Anger & Related Issues
Anger is an emotion. The physical effects of anger include increased heart rate, blood pressure, and levels of adrenaline and noradrenaline. Some view anger as part of the fight or flight brain response to the perceived threat of harm. Anger becomes the predominant feeling behaviorally, cognitively, and physiologically when a person makes the conscious choice to take action to immediately stop the threatening behavior of another outside force.
Anxiety
Anxiety is a psychological and physiological state characterized by cognitive, somatic, emotional, and behavioral components. These components combine to create an unpleasant feeling that is typically associated with uneasiness, apprehension, fear, or worry.
Behavioral Home Contracts
Blended Family Challenges
A blended family or reconstituted family, is a family in which one or both members of the couple have children from a previous relationship. The member of the couple to whom the child is not biologically related is the stepparent, specifically the stepmother or stepfather.
Depression
Child depression is a mental illness in which a child feels worthless and is generally sad for a long time each day. About 5 percent of children and adolescents suffer from depression at any given time.
Eating Disorders
An eating disorder is characterized by abnormal eating habits that may involve either insufficient or excessive food intake to the detriment of an individual’s physical and emotional health. The causes of eating disorders are complex and not yet fully understood.
Grief-Loss
Grief is a multi-faceted response to loss, particularly to the loss of someone or something to which a bond was formed. Although conventionally focused on the emotional response to loss, it also has physical, cognitive, behavioral, social, and philosophical dimensions.

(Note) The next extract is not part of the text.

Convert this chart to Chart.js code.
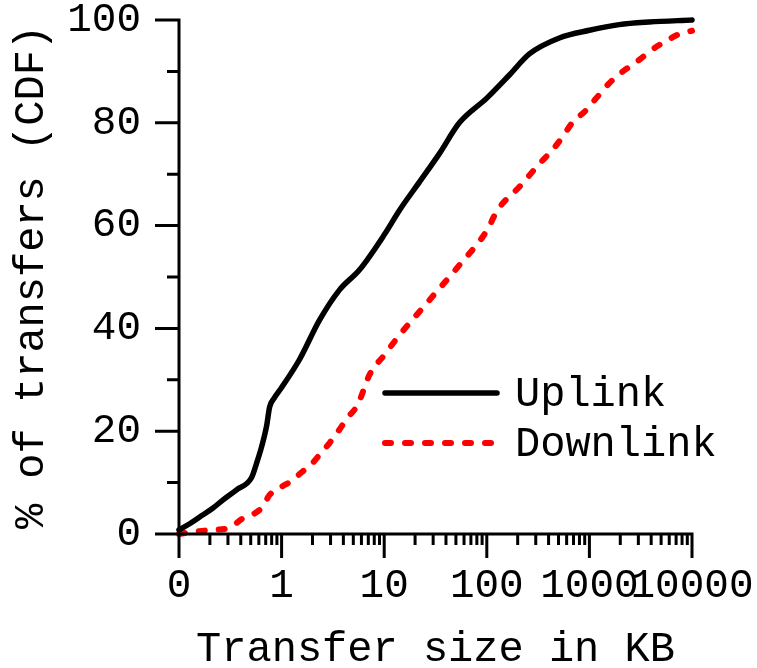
<!DOCTYPE html>
<html><head><meta charset="utf-8">
<script src="https://cdn.jsdelivr.net/npm/chart.js@4/dist/chart.umd.min.js"></script>
<style>html,body{margin:0;padding:0;background:#fff;}#wrap{width:757px;height:668px;}</style>
</head><body><div id="wrap"><canvas id="c" width="757" height="668"></canvas></div>
<script>
// ---- data ----
const seriesNames = ['Uplink', 'Downlink'];
const uplinkX = [0.1, 0.127, 0.159, 0.213, 0.267, 0.364, 0.51, 0.571, 0.639, 0.714, 0.764, 0.85, 1.0, 1.5, 2.34, 3.67, 5.75, 10, 14.1, 22.1, 34.5, 54, 100, 166, 260, 509, 1000, 1950, 3820, 10000];
const uplinkY = [0.8, 2, 3.3, 5, 6.6, 8.6, 11, 13.8, 17, 21, 24.7, 26.5, 28.5, 34, 41.6, 47.5, 51.4, 58.2, 63, 68.5, 74, 80, 84.8, 89.3, 93.4, 96.5, 98, 99.1, 99.6, 100];
const downlinkX = [0.1, 0.136, 0.213, 0.312, 0.408, 0.546, 0.653, 0.764, 1.02, 1.2, 1.57, 2.0, 2.34, 2.93, 3.51, 4.39, 5.5, 7.2, 10, 14.1, 27.6, 54, 100, 127, 207, 325, 435, 545, 681, 933, 1167, 1563, 2090, 2862, 3830, 5130, 8030, 10000];
const downlinkY = [0, 0.4, 0.8, 1.2, 2.9, 4, 5.3, 7.6, 9.3, 10.1, 12, 13.8, 15.4, 17.7, 19.8, 22.6, 25.1, 31, 34.8, 38.7, 45.5, 52.3, 59, 63, 67.5, 72, 74.7, 77.2, 80, 82.5, 84.8, 87.7, 89.9, 91.8, 93.8, 95.5, 97.5, 97.9];
const xMajorTicks = [0.1, 1, 10, 100, 1000, 10000];
const xTickLabels = ['0', '1', '10', '100', '1000', '10000'];
const yMajorTicks = [0, 20, 40, 60, 80, 100];
const yMinorTicks = [10, 30, 50, 70, 90];
const xTitle = 'Transfer size in KB';
const yTitle = '% of transfers (CDF)';

const FONT = "'Liberation Mono', 'Courier New', monospace";

function toPoints(xs, ys) { return xs.map((x, i) => ({ x: x, y: ys[i] })); }
function xMinorTicks() {
  const out = [];
  for (let d = 0; d < xMajorTicks.length - 1; d++) {
    for (let k = 2; k <= 9; k++) out.push(k * xMajorTicks[d]);
  }
  return out;
}

const axisPlugin = {
  id: 'axisPlugin',
  afterDraw(chart) {
    const ctx = chart.ctx, xs = chart.scales.x, ys = chart.scales.y;
    const L = chart.chartArea.left, B = chart.chartArea.bottom, T = chart.chartArea.top, R = chart.chartArea.right;
    ctx.save();
    ctx.strokeStyle = '#000';
    ctx.lineWidth = 3;
    ctx.lineCap = 'butt';
    ctx.beginPath();
    ctx.moveTo(L, T - 1.5); ctx.lineTo(L, B + 24);
    ctx.moveTo(L - 24, B); ctx.lineTo(R + 1.5, B);
    yMajorTicks.forEach(v => { const p = ys.getPixelForValue(v); ctx.moveTo(L - 24, p); ctx.lineTo(L, p); });
    yMinorTicks.forEach(v => { const p = ys.getPixelForValue(v); ctx.moveTo(L - 12, p); ctx.lineTo(L, p); });
    xMajorTicks.forEach(v => { const p = xs.getPixelForValue(v); ctx.moveTo(p, B); ctx.lineTo(p, B + 24); });
    xMinorTicks().forEach(v => { const p = xs.getPixelForValue(v); ctx.moveTo(p, B); ctx.lineTo(p, B + 11); });
    ctx.stroke();

    const rows = [{ y: 393 }, { y: 443 }];
    chart.data.datasets.forEach((ds, i) => {
      const y = rows[i].y;
      ctx.save();
      ctx.strokeStyle = ds.borderColor;
      ctx.lineWidth = ds.borderWidth;
      ctx.lineCap = ds.borderCapStyle || 'butt';
      ctx.setLineDash(ds.borderDash || []);
      ctx.beginPath();
      ctx.moveTo(385, y);
      ctx.lineTo(i === 0 ? 497 : 492, y);
      ctx.stroke();
      ctx.restore();
      ctx.fillStyle = '#000';
      ctx.font = '42px ' + FONT;
      ctx.textAlign = 'left';
      ctx.textBaseline = 'middle';
      ctx.fillText(ds.label, 515, y + 2);
    });
    ctx.restore();
  }
};

new Chart(document.getElementById('c'), {
  type: 'line',
  data: {
    datasets: [
      { label: seriesNames[0], data: toPoints(uplinkX, uplinkY), borderColor: '#000000', borderWidth: 5.5,
        borderCapStyle: 'round', borderJoinStyle: 'round', pointRadius: 0, cubicInterpolationMode: 'monotone', fill: false, clip: false },
      { label: seriesNames[1], data: toPoints(downlinkX, downlinkY), borderColor: '#ff0000', borderWidth: 6,
        borderDash: [6, 14], borderCapStyle: 'round', borderJoinStyle: 'round', pointRadius: 0, cubicInterpolationMode: 'monotone', fill: false, clip: false }
    ]
  },
  options: {
    responsive: false,
    animation: false,
    layout: { padding: { left: 0, top: 20, right: 65, bottom: 0 } },
    plugins: { legend: { display: false }, tooltip: { enabled: false } },
    scales: {
      x: {
        type: 'logarithmic', min: 0.1, max: 10000,
        border: { display: false },
        grid: { display: false, drawTicks: true, tickLength: 24 },
        afterBuildTicks: s => { s.ticks = xMajorTicks.map(v => ({ value: v })); },
        afterFit: s => { s.height = 134; s.paddingLeft = 0; s.paddingRight = 0; },
        ticks: {
          autoSkip: false, maxRotation: 0, minRotation: 0, padding: 4, color: '#000',
          font: { family: FONT, size: 41, lineHeight: 1.2 },
          callback: (v) => { const i = xMajorTicks.indexOf(v); return i >= 0 ? xTickLabels[i] : ''; }
        },
        title: { display: true, text: xTitle, color: '#000', font: { family: FONT, size: 42, lineHeight: 1 }, padding: { top: 0, bottom: -3 } }
      },
      y: {
        type: 'linear', min: 0, max: 100,
        border: { display: false },
        grid: { display: false, drawTicks: true, tickLength: 24 },
        afterBuildTicks: s => { s.ticks = yMajorTicks.map(v => ({ value: v })); },
        afterFit: s => { s.width = 179; s.paddingTop = 0; s.paddingBottom = 0; },
        ticks: { padding: 14, color: '#000', font: { family: FONT, size: 41, lineHeight: 1.2 } },
        title: { display: true, text: yTitle, color: '#000', font: { family: FONT, size: 42, lineHeight: 1 }, padding: { top: 11, bottom: 0 } }
      }
    }
  },
  plugins: [axisPlugin]
});
</script>
</body></html>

Oppositional Defiant Disorder
Oppositional Defiant Disorder is described as an ongoing pattern of disobedient, hostile and defiant behavior toward authority figures which goes beyond the bounds of normal childhood behavior. People who have it may appear very stubborn.
Post-Traumatic Stress
Post-Traumatic Stress Disorder is a severe anxiety disorder that can develop after exposure to any event which results in psychological trauma. This event may involve the threat of death to oneself or to someone else, or to one’s own or someone else’s physical, sexual, or psychological integrity, overwhelming the individual’s ability to cope. Children may develop PTSD symptoms by experiencing bullying or sexually traumatic events like age-inappropriate sexual experiences.
Self-Esteem
Self-esteem is a term used in psychology to reflect a person’s overall evaluation or appraisal of his or her own worth. Self-esteem encompasses beliefs (for example, “I am competent” or “I am incompetent”) and emotions such as triumph, despair, pride and shame.
Self-Harm
Self-harm (SH) or deliberate self-harm (DSH) includes self-injury (SI) and self-poisoning and is defined as the intentional, direct injuring of body tissue without suicidal intent. The most common form of self-harm is skin cutting but self-harm also covers a wide range of behaviours including burning, scratching, banging or hitting body parts, interfering with wound healing, hair pulling (trichotillomania) and the ingestion of toxic substances or objects.
Separation Anxiety Disorder
Separation anxiety disorder is a psychological condition in which an individual experiences excessive anxiety regarding separation from home or from people to whom the individual has a strong emotional attachment (like a father and mother). It becomes a disorder when the separation reaction becomes strong enough to impair people’s ability to conduct their day to day lives and relationships.
Shyness
In humans, shyness (also called diffidence) is a social psychology term used to describe the feeling of apprehension, lack of confidence, or awkwardness experienced when a person is in proximity to, approaching, or being approached by other people, especially in new situations or with unfamiliar people. Shyness may come from personality introversion, genetic traits, or the environment in which a person is raised..
Stress
Stress symptoms commonly include a state of alarm and adrenaline production, short-term resistance as a coping mechanism, and exhaustion, as well as irritability, muscular tension, inability to concentrate and a variety of physiological reactions such as headache and elevated heart rate.